How the Blockchain Revolution is Changing the Cybersecurity Industry
Thanks to the meteoric rise of Bitcoin, the quintessential cryptocurrency that made headlines all throughout 2017, more people than ever have heard of blockchain.
While blockchain certainly has its roots in cryptocurrency, it is also being explored for its potential outside of that particular arena. The technology is prized for its ability to increase security, thanks to its distributed ledger approach and the inability for records to be altered once they are created, making it a potential boon.
If you are wondering how the blockchain revolution is changing the cybersecurity industry, here’s what you need to know.
Would you commit a crime in front of a room full of bystanders? If your answer is “no,” then you are probably like most people in the world.

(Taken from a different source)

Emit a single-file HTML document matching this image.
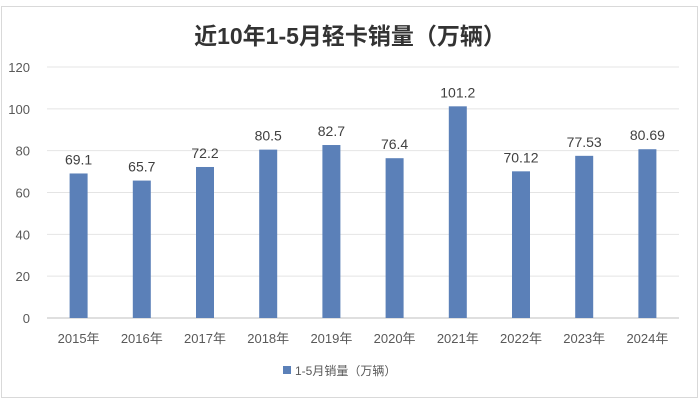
<!DOCTYPE html>
<html><head><meta charset="utf-8"><style>
body{margin:0;background:#fff;width:700px;height:403px;overflow:hidden;font-family:"Liberation Sans","Noto Sans CJK SC",sans-serif;}
</style></head><body>
<svg width="700" height="403" xmlns="http://www.w3.org/2000/svg">
<rect x="1.5" y="6.5" width="696" height="391" fill="#fff" stroke="#d9d9d9"/>
<text x="350" y="44" text-anchor="middle" font-size="23" font-weight="bold" fill="#333" font-family="Liberation Sans, Noto Sans CJK SC, sans-serif">近10年1-5月轻卡销量（万辆）</text>
<g id="grid"></g><g id="bars"></g><g id="labels"></g>
<g>
<rect x="283" y="366" width="8" height="8" fill="#5b80b8"/>
<text x="295" y="375" font-size="12" fill="#595959">1-5月销量（万辆）</text>
</g>
</svg>
<script>
const categories=["2015年","2016年","2017年","2018年","2019年","2020年","2021年","2022年","2023年","2024年"];
const values=[69.1,65.7,72.2,80.5,82.7,76.4,101.2,70.12,77.53,80.69];
const valueLabels=["69.1","65.7","72.2","80.5","82.7","76.4","101.2","70.12","77.53","80.69"];
const ticks=[0,20,40,60,80,100,120];
const NS="http://www.w3.org/2000/svg";
const L=47,R=679,Y0=318,Ymax=67;
const y=v=>Y0-(v/120)*(Y0-Ymax);
const step=(R-L)/categories.length;
const x=i=>L+step*(i+0.5);
function mk(t,a,p){const e=document.createElementNS(NS,t);for(const k in a)e.setAttribute(k,a[k]);p.appendChild(e);return e;}
const g=document.getElementById('grid'),b=document.getElementById('bars'),lb=document.getElementById('labels');
ticks.forEach(t=>{
 const ln=mk('line',{x1:L,x2:R,y1:y(t),y2:y(t),stroke:t===0?'#bfbfbf':'#e4e4e4','stroke-width':1},g);
 
 
 const tx=mk('text',{x:30,y:y(t)+5,'text-anchor':'end','font-size':13,fill:'#595959'},g);
 tx.textContent=t;
 
 
});
categories.forEach((c,i)=>{
 const r=mk('rect',{x:x(i)-9,y:y(values[i]),width:18,height:Y0-y(values[i]),fill:'#5b80b8'},b);
 
 
 const v=mk('text',{x:x(i),y:y(values[i])-9,'text-anchor':'middle','font-size':14,fill:'#404040'},lb);
 v.textContent=valueLabels[i];
 
 
 const t=mk('text',{x:x(i),y:343,'text-anchor':'middle','font-size':13,fill:'#595959'},lb);
 t.textContent=c;
 
 
});
</script>
</body></html>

While that question may seem silly, it actually reflects one of the cybersecurity benefits blockchain may have to offer. Since the distributed ledgers associated with blockchain aren’t under the control of a single agency and can be accessed by all involved parties, attempting to commit a cybercrime in the system means you are potentially exposed to everyone with access, particularly since logs cannot be altered once they are created.
The technology, in this regard, functions as a deterrent against certain kinds of crime, making those who may be tempted to try something a bit more reluctant to act.
Improved Data Integrity
Since all transactions recorded on a blockchain ledger are viewable by the involved parties and are essentially unalterable once created, it is easier to put your trust in what the data has to say. Ultimately, it is exceedingly hard to tamper with one of these distributed ledgers, providing cybersecurity systems with new approaches for maintaining a solution’s integrity.
Use of Decentralization
Nearly everyone has heard of how damaging a distributed denial of service (DDoS) attack can be to a business. While blockchain doesn’t eliminate the threat, it does have the potential to render it effectively useless.
A DDoS works because most systems are centralized, meaning the data is contained in one place or system. Blockchain functions predominately on a decentralized distributed database, with various nodes and blocks spread out across numerous systems. An attack on a single node isn’t going to bring the entire system down, as the technology can often route around the issue, making these sorts of attacks incredibly less effective than in days past.